◆ Brief: Restate the data word for word and leave the images out.

━━ Data lines ━━

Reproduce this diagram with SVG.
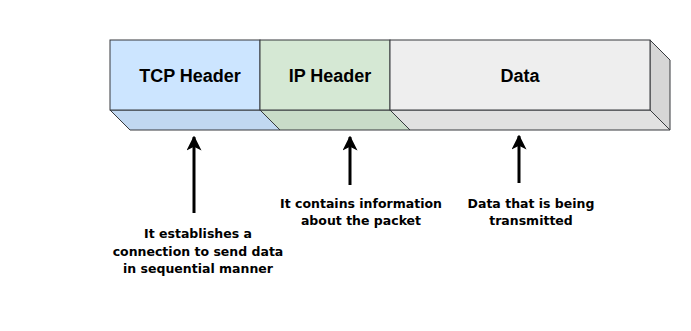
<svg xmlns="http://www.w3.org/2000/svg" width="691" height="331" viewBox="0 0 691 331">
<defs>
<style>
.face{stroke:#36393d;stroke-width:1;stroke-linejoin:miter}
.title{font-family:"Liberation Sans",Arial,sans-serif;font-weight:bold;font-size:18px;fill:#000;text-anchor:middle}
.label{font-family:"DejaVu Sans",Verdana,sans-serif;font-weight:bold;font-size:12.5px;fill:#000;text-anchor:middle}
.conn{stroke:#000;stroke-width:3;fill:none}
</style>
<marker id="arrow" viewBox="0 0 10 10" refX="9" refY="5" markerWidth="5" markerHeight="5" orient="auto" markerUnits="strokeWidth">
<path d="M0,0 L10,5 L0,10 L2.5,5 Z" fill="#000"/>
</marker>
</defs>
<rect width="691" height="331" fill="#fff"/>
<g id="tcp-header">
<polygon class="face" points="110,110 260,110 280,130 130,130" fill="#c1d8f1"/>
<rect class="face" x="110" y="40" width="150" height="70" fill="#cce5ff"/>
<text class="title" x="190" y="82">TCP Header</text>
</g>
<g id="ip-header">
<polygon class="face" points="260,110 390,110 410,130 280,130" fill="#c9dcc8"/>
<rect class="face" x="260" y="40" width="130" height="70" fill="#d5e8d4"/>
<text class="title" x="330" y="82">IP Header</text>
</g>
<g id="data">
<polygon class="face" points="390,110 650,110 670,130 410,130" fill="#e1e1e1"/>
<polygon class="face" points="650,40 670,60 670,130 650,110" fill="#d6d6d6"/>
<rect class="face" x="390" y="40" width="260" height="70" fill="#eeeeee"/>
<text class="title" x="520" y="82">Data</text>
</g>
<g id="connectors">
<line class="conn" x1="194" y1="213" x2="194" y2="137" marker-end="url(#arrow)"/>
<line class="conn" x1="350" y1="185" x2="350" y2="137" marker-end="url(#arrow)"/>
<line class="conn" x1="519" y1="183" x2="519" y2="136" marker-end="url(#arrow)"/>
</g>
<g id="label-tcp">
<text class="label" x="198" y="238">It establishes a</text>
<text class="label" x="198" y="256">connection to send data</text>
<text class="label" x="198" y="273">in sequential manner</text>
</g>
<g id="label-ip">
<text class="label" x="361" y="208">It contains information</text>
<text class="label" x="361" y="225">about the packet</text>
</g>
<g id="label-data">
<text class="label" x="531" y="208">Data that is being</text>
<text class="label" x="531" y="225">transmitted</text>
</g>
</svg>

━━━

◆ The response:
Reproduce this diagram with SVG.
<svg xmlns="http://www.w3.org/2000/svg" width="691" height="331" viewBox="0 0 691 331">
<defs>
<style>
.face{stroke:#36393d;stroke-width:1;stroke-linejoin:miter}
.title{font-family:"Liberation Sans",Arial,sans-serif;font-weight:bold;font-size:18px;fill:#000;text-anchor:middle}
.label{font-family:"DejaVu Sans",Verdana,sans-serif;font-weight:bold;font-size:12.5px;fill:#000;text-anchor:middle}
.conn{stroke:#000;stroke-width:3;fill:none}
</style>
<marker id="arrow" viewBox="0 0 10 10" refX="9" refY="5" markerWidth="5" markerHeight="5" orient="auto" markerUnits="strokeWidth">
<path d="M0,0 L10,5 L0,10 L2.5,5 Z" fill="#000"/>
</marker>
</defs>
<rect width="691" height="331" fill="#fff"/>
<g id="tcp-header">
<polygon class="face" points="110,110 260,110 280,130 130,130" fill="#c1d8f1"/>
<rect class="face" x="110" y="40" width="150" height="70" fill="#cce5ff"/>
<text class="title" x="190" y="82">TCP Header</text>
</g>
<g id="ip-header">
<polygon class="face" points="260,110 390,110 410,130 280,130" fill="#c9dcc8"/>
<rect class="face" x="260" y="40" width="130" height="70" fill="#d5e8d4"/>
<text class="title" x="330" y="82">IP Header</text>
</g>
<g id="data">
<polygon class="face" points="390,110 650,110 670,130 410,130" fill="#e1e1e1"/>
<polygon class="face" points="650,40 670,60 670,130 650,110" fill="#d6d6d6"/>
<rect class="face" x="390" y="40" width="260" height="70" fill="#eeeeee"/>
<text class="title" x="520" y="82">Data</text>
</g>
<g id="connectors">
<line class="conn" x1="194" y1="213" x2="194" y2="137" marker-end="url(#arrow)"/>
<line class="conn" x1="350" y1="185" x2="350" y2="137" marker-end="url(#arrow)"/>
<line class="conn" x1="519" y1="183" x2="519" y2="136" marker-end="url(#arrow)"/>
</g>
<g id="label-tcp">
<text class="label" x="198" y="238">It establishes a</text>
<text class="label" x="198" y="256">connection to send data</text>
<text class="label" x="198" y="273">in sequential manner</text>
</g>
<g id="label-ip">
<text class="label" x="361" y="208">It contains information</text>
<text class="label" x="361" y="225">about the packet</text>
</g>
<g id="label-data">
<text class="label" x="531" y="208">Data that is being</text>
<text class="label" x="531" y="225">transmitted</text>
</g>
</svg>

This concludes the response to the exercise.